Bernie Campbell says:

Mr. Spring, Youre splitting hairs and exploiting the Klitschko personna with this article! Who in the heck havent they fought! Gabe Brown? Youd be better off writing an interesting article on the flyweight contendors in this sport! Youre playing a broken record!

deepwater says:

he beats everyone ,just not in an exciting way. go for the kill in the first round and see what happens.

Radam G says:

Thank you, ddv. I've not seen the triplets in a few years. As teenage amateurs, for a minute, they trained at the late, great trainer Junior Robles's gym in National City, Cali. Matter of fact, they resided in San Diego -- "The World Finest City" -- when I was a toddler fudging with them for looking da double fudge alike. WTF! Hahaha! Danggit! They better not tell you who I am, Dino. Hehehe! Holla!

jopach23 says:

This is truly a ridiculous article, to its very core. It makes no sense, do you not accept the fact that Wlad is the HW champ just because he has not fought his brother or do you have a problem with the Ring ranking system? Which is it. Now I believe Vitali is the better fighter and should be #1, but your arguments do not hold water. First, Wlad has fought and beaten every viable opponent out there, the only one he has not fought who has some sort of title is Povetkin and Wlad tried very hard to make that fight, but Povetkin pulled out. Plus out of all the top p4p fighter out there Wlad fights the most consistently, he fights between 3-4 times per year. That is unheard of now a days. Paqman fights only twice/yr, Mayweather fights only 1/per year, and on avg the top fighters only fight twice per year. But Wlad fights twice as many fights per yr as other p4p fighters. Now that alone gives him relevance and legitimacy. Now when you claim the HW crown needs to be seized not assumed I do not know what more you expect from a fighter to seize the HW title. He has fight everyone, when fighting everyone and winning all of these fights does not count as seizing the HW title then there is no way he could win your approval, outside of going back in time and fighting Lewis or Ali. And it is understandable that he will never fight his brother after all it's his brother! Your analogy of brothers fighting each other daily within families is absurd, it's nowhere remotely the same thing. These guys are professionals and have the power and skills to kill someone outside of the ring and inside of the ring. The daily fights between brothers within families do not have such skills and abilities. Its more likely you just don't like Wlad for whatever reason. It's not his fault this era of heavyweight talent is not there. All he can do is find the best out there considering the limited competition and fight on. Now we finally have a few newcomers that could possibly give him a run for his money like Helenius, Arreola, or Price, but Price and Helenius are still green and Arreola is the only one with the experience to fight Wlad now.

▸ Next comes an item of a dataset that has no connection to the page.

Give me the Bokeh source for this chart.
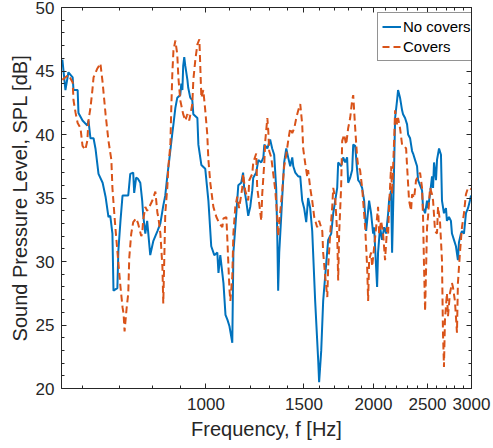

Plus who cares what the Transnational Boxing Rankings Board requires and if Wlad followed their criteria. I think the TBRB's ranking rules are irrelevant when a fighter has fought everyone in his division and has beaten them all such as the case with Wlad and Vitali.

As far as your writing technique and use of metaphors such as this one, "THE RING, they said, failed to determine boxing’s true champions because so many thrones remain unfilled, which is akin to claiming that coastal erosion is the fault of the lighthouse keeper or smog is the fault of the traffic cop". It is just strange and not close to making sense regarding your use of it in comparison with boxing's vacancy of true champs. I just think your trying to show us how smart you think you are, but using such an odd metaphor shows us your actual intellectual limitations.

leon30001 says:

JOPACH23, it is in fact you who has shown his intellectual limitations; you appear to have missed the ENTIRE point of the article, which is that, and contrary to your fallacious assertion, Wlad has NOT fought every viable contender, as he has not fought Vitali. Whether or not you think that is justified remains nonetheless moot. Logical argumentation, dear boy. It's a wonderful thing!